Dito assim, parece fácil ser consumidor de luxo. Não é. Dono de um automóvel Mercedes-Benz ML, colecionador de relógios e de sapatos, Kamalakian fala cinco línguas, viaja três vezes por ano ao exterior em busca de informações (fora as duas vezes em que sai de férias), estudou administração de empresas, direito e relações internacionais. "Vivo pesquisando as novidades", diz.
Para quem não tenha essa disponibilidade toda, as lojas dão uma forcinha. "Precisamos ajudar o consumidor brasileiro a entender o que está comprando", explica a gerente geral da Tiffany Brasil, Laura Maria Pedroso, 37. Explica-se: em dois diamantes que olhos leigos consideram iguais, escondem-se detalhes microscópicos que fazem um valer R$ 60 mil e, outro, R$ 180 mil.

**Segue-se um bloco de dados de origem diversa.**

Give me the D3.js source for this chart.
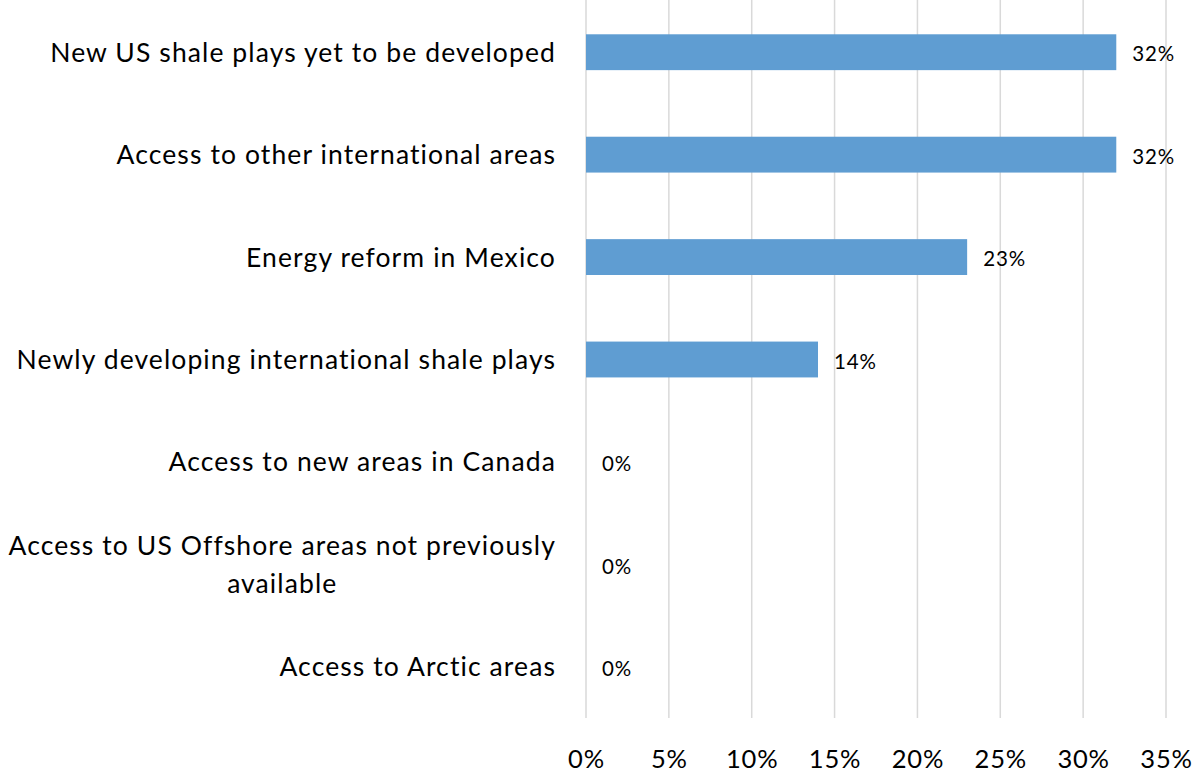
<!DOCTYPE html>
<html>
<head>
<meta charset="utf-8">
<script src="https://cdn.jsdelivr.net/npm/d3@7"></script>
<style>
  html, body { margin: 0; padding: 0; background: #ffffff; }
  svg { display: block; }
  text { font-family: Lato, "Open Sans", sans-serif; fill: #000; }
</style>
</head>
<body>
<svg id="chart" width="1195" height="774"></svg>
<script>
// Survey responses: share of respondents naming each opportunity
const categories = [
  "New US shale plays yet to be developed",
  "Access to other international areas",
  "Energy reform in Mexico",
  "Newly developing international shale plays",
  "Access to new areas in Canada",
  "Access to US Offshore areas not previously available",
  "Access to Arctic areas"
];
const values = [32, 32, 23, 14, 0, 0, 0];
const tickValues = [0, 5, 10, 15, 20, 25, 30, 35];

const svg = d3.select("#chart");
const margin = { left: 586, right: 29, top: 1, bottom: 56 };
const width = 1195, height = 774;

const x = d3.scaleLinear()
  .domain([0, 35])
  .range([margin.left, width - margin.right]);

const y = d3.scaleBand()
  .domain(categories)
  .range([margin.top, height - margin.bottom])
  .paddingInner(0.65)
  .paddingOuter(0.325);

// vertical gridlines
svg.append("g")
  .selectAll("line")
  .data(tickValues)
  .join("line")
  .attr("x1", d => x(d)).attr("x2", d => x(d))
  .attr("y1", margin.top - 1).attr("y2", height - margin.bottom)
  .attr("stroke", "#d9d9d9")
  .attr("stroke-width", 1.5);

// x axis tick labels
const xAxis = d3.axisBottom(x)
  .tickValues(tickValues)
  .tickFormat(d => d + "%")
  .tickSize(0)
  .tickPadding(0);
const gx = svg.append("g")
  .attr("transform", `translate(0,${height - 6})`)
  .call(xAxis);
gx.select(".domain").remove();
gx.selectAll("text")
  .attr("dy", 0)
  .attr("y", 0)
  .style("font-size", "25.5px")
  .style("letter-spacing", "0.8px")
  .style("font-family", "Lato, sans-serif")
  .attr("fill", "#000");

// bars
svg.append("g")
  .selectAll("rect")
  .data(values)
  .join("rect")
  .attr("x", x(0))
  .attr("y", (d, i) => y(categories[i]))
  .attr("width", d => x(d) - x(0))
  .attr("height", y.bandwidth())
  .attr("fill", "#5f9dd2");

// value labels
svg.append("g")
  .selectAll("text")
  .data(values)
  .join("text")
  .attr("x", d => x(d) + 16)
  .attr("y", (d, i) => y(categories[i]) + y.bandwidth() / 2)
  .attr("dy", "0.45em")
  .style("font-size", "20.5px")
  .style("letter-spacing", "0.9px")
  .text(d => d + "%");

// category labels, wrapped when too long; lines centred on each other
const labelRight = 556;
const maxWidth = 600;
const lineHeight = 38;
const labelFont = "26.5px";
const labelSpacing = "1.1px";
const gl = svg.append("g");
categories.forEach((c, i) => {
  const t = gl.append("text")
    .style("font-size", labelFont)
    .style("letter-spacing", labelSpacing)
    .attr("text-anchor", "middle");
  const words = c.split(" ");
  const lines = [];
  let cur = [];
  const probe = gl.append("text")
    .style("font-size", labelFont)
    .style("letter-spacing", labelSpacing);
  words.forEach(w => {
    const trial = cur.concat(w).join(" ");
    probe.text(trial);
    if (probe.node().getComputedTextLength() > maxWidth && cur.length) {
      lines.push(cur.join(" "));
      cur = [w];
    } else {
      cur.push(w);
    }
  });
  lines.push(cur.join(" "));
  probe.text(lines[0]);
  const w0 = probe.node().getComputedTextLength();
  probe.remove();
  const cx = labelRight - w0 / 2;
  const cy = y(c) + y.bandwidth() / 2;
  const startY = cy - (lines.length - 1) * lineHeight / 2;
  lines.forEach((ln, k) => {
    t.append("tspan")
      .attr("x", cx)
      .attr("y", startY + k * lineHeight)
      .attr("dy", "0.36em")
      .text(ln);
  });
});
</script>
</body>
</html>
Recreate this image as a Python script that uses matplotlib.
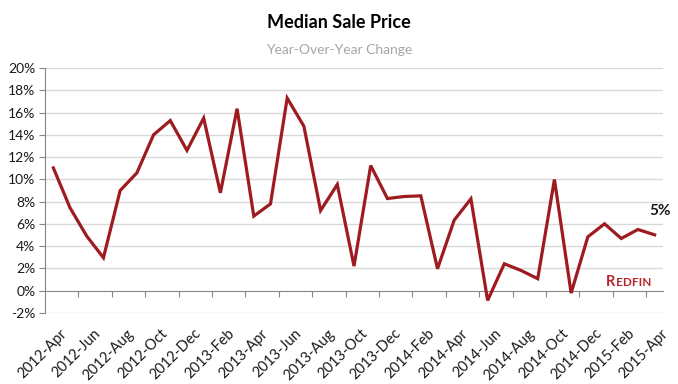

A saída? Cursos intensivos. A Tiffany, por exemplo, organiza palestras, cada uma para até 40 pessoas, na sede paulistana, no bairro dos Jardins. Em Brasília, uma palestra teve de comportar 150 alunos compenetrados em entender os segredos da lapidação e seus resultados sobre o brilho e a cintilância do diamante.
Na boutique Ermenegildo Zegna, a clássica grife masculina italiana, o esforço de formação da clientela não fica atrás. Pacientemente, o gerente geral Luciano Rossi, 34, explica os segredos da alta alfaiataria. Desde o tipo de ovelha de que se extrai a lã, até como usar os costumes feitos sob medida na matriz européia. "Aquilo que o cliente europeu aprendeu ao longo de séculos de convívio com as marcas de luxo, o brasileiro está tendo de aprender rápido, para consumir bem."
"Olha, há anos eu consulto regularmente o site www.e-luxury.com", aconselha a consultora de estilo Ana Lúcia Zambon. "Lá tem tudo o que importa no mundo do alto luxo. Também sou uma consumidora voraz de revistas importadas", confessa. "Eu odeio ostentar a marca, mas adoro sinalizar que sou uma pessoa superbem-informada", diz Ana Lúcia, a bordo de um imenso par de óculos Versace. Caro? Sim, mas um sonho se realizou. Preço: R$ 1.500, em três vezes no cartão.